Information supplied
◇ ◇ ◇ ◇
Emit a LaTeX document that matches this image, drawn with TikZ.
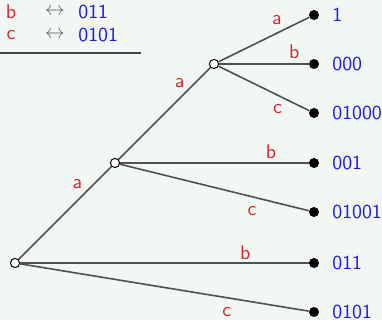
\documentclass[tikz,border=0pt]{standalone}
\usepackage{fontspec}
\definecolor{bgc}{HTML}{F3F7F3}
\definecolor{labred}{HTML}{D8232A}
\definecolor{codeblue}{HTML}{1A1AE0}
\definecolor{edgegray}{HTML}{505050}
\begin{document}
\begin{tikzpicture}[x=0.5pt,y=-0.5pt,
  font=\sffamily\fontsize{9.9}{11.8}\selectfont,
  edge/.style={draw=edgegray,line width=0.8pt},
  inner/.style={circle,draw=black,fill=white,line width=0.5pt,inner sep=0pt,minimum size=4.6pt},
  leaf/.style={circle,fill=black,inner sep=0pt,minimum size=5pt},
  lab/.style={text=labred,inner sep=0pt},
  arr/.style={text=gray!80!black,inner sep=0pt},
  code/.style={text=codeblue,anchor=west,inner sep=0pt}]
  \fill[bgc] (0,0) rectangle (382,320);
  \useasboundingbox (0,0) rectangle (382,320);

  % legend
  \node[lab] (lb) at (11,12) {b};
  \node[arr] (ab) at (55,12) {$\leftrightarrow$};
  \node[code] (cb) at (78,12) {011};
  \node[lab] (lc) at (11,35) {c};
  \node[arr] (ac) at (55,35) {$\leftrightarrow$};
  \node[code] (cc) at (78,35) {0101};
  \coordinate (ruleL) at (0,53);
  \coordinate (ruleR) at (141,53);
  \draw[draw=edgegray!85!black,line width=1.1pt] (ruleL) -- (ruleR);

  % tree nodes
  \node[inner] (r)  at (15,263) {};
  \node[inner] (n1) at (115,163) {};
  \node[inner] (n2) at (214,64) {};
  \node[leaf] (l1) at (314,15) {};
  \node[leaf] (l2) at (314,64) {};
  \node[leaf] (l3) at (314,113) {};
  \node[leaf] (l4) at (314,163) {};
  \node[leaf] (l5) at (314,212) {};
  \node[leaf] (l6) at (314,263) {};
  \node[leaf] (l7) at (314,312) {};

  % codewords
  \node[code] (t1) at (332,15) {1};
  \node[code] (t2) at (332,64) {000};
  \node[code] (t3) at (332,113) {01000};
  \node[code] (t4) at (332,163) {001};
  \node[code] (t5) at (332,212) {01001};
  \node[code] (t6) at (332,263) {011};
  \node[code] (t7) at (332,312) {0101};

  % edges with symbols
  \draw[edge] (r) -- node[lab,pos=.6,shift={(3,-20)}] {a} (n1);
  \draw[edge] (n1) -- node[lab,pos=.6,shift={(6,-21)}] {a} (n2);
  \draw[edge] (n2) -- node[lab,pos=.6,shift={(4,-15)}] {a} (l1);
  \draw[edge] (n2) -- node[lab,pos=.84,shift={(0,-12)}] {b} (l2);
  \draw[edge] (n2) -- node[lab,pos=.65,shift={(0,14)}] {c} (l3);
  \draw[edge] (n1) -- node[lab,pos=.8,shift={(0,-11)}] {b} (l4);
  \draw[edge] (n1) -- node[lab,pos=.7,shift={(0,14)}] {c} (l5);
  \draw[edge] (r) -- node[lab,pos=.78,shift={(0,-10)}] {b} (l6);
  \draw[edge] (r) -- node[lab,pos=.716,shift={(0,14)}] {c} (l7);
\end{tikzpicture}
\end{document}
◇ ◇ ◇ ◇
Problem requirements
Using the data above, write out every line exactly, leaving the images behind.

Exercise response
Emit a LaTeX document that matches this image, drawn with TikZ.
\documentclass[tikz,border=0pt]{standalone}
\usepackage{fontspec}
\definecolor{bgc}{HTML}{F3F7F3}
\definecolor{labred}{HTML}{D8232A}
\definecolor{codeblue}{HTML}{1A1AE0}
\definecolor{edgegray}{HTML}{505050}
\begin{document}
\begin{tikzpicture}[x=0.5pt,y=-0.5pt,
  font=\sffamily\fontsize{9.9}{11.8}\selectfont,
  edge/.style={draw=edgegray,line width=0.8pt},
  inner/.style={circle,draw=black,fill=white,line width=0.5pt,inner sep=0pt,minimum size=4.6pt},
  leaf/.style={circle,fill=black,inner sep=0pt,minimum size=5pt},
  lab/.style={text=labred,inner sep=0pt},
  arr/.style={text=gray!80!black,inner sep=0pt},
  code/.style={text=codeblue,anchor=west,inner sep=0pt}]
  \fill[bgc] (0,0) rectangle (382,320);
  \useasboundingbox (0,0) rectangle (382,320);

  % legend
  \node[lab] (lb) at (11,12) {b};
  \node[arr] (ab) at (55,12) {$\leftrightarrow$};
  \node[code] (cb) at (78,12) {011};
  \node[lab] (lc) at (11,35) {c};
  \node[arr] (ac) at (55,35) {$\leftrightarrow$};
  \node[code] (cc) at (78,35) {0101};
  \coordinate (ruleL) at (0,53);
  \coordinate (ruleR) at (141,53);
  \draw[draw=edgegray!85!black,line width=1.1pt] (ruleL) -- (ruleR);

  % tree nodes
  \node[inner] (r)  at (15,263) {};
  \node[inner] (n1) at (115,163) {};
  \node[inner] (n2) at (214,64) {};
  \node[leaf] (l1) at (314,15) {};
  \node[leaf] (l2) at (314,64) {};
  \node[leaf] (l3) at (314,113) {};
  \node[leaf] (l4) at (314,163) {};
  \node[leaf] (l5) at (314,212) {};
  \node[leaf] (l6) at (314,263) {};
  \node[leaf] (l7) at (314,312) {};

  % codewords
  \node[code] (t1) at (332,15) {1};
  \node[code] (t2) at (332,64) {000};
  \node[code] (t3) at (332,113) {01000};
  \node[code] (t4) at (332,163) {001};
  \node[code] (t5) at (332,212) {01001};
  \node[code] (t6) at (332,263) {011};
  \node[code] (t7) at (332,312) {0101};

  % edges with symbols
  \draw[edge] (r) -- node[lab,pos=.6,shift={(3,-20)}] {a} (n1);
  \draw[edge] (n1) -- node[lab,pos=.6,shift={(6,-21)}] {a} (n2);
  \draw[edge] (n2) -- node[lab,pos=.6,shift={(4,-15)}] {a} (l1);
  \draw[edge] (n2) -- node[lab,pos=.84,shift={(0,-12)}] {b} (l2);
  \draw[edge] (n2) -- node[lab,pos=.65,shift={(0,14)}] {c} (l3);
  \draw[edge] (n1) -- node[lab,pos=.8,shift={(0,-11)}] {b} (l4);
  \draw[edge] (n1) -- node[lab,pos=.7,shift={(0,14)}] {c} (l5);
  \draw[edge] (r) -- node[lab,pos=.78,shift={(0,-10)}] {b} (l6);
  \draw[edge] (r) -- node[lab,pos=.716,shift={(0,14)}] {c} (l7);
\end{tikzpicture}
\end{document}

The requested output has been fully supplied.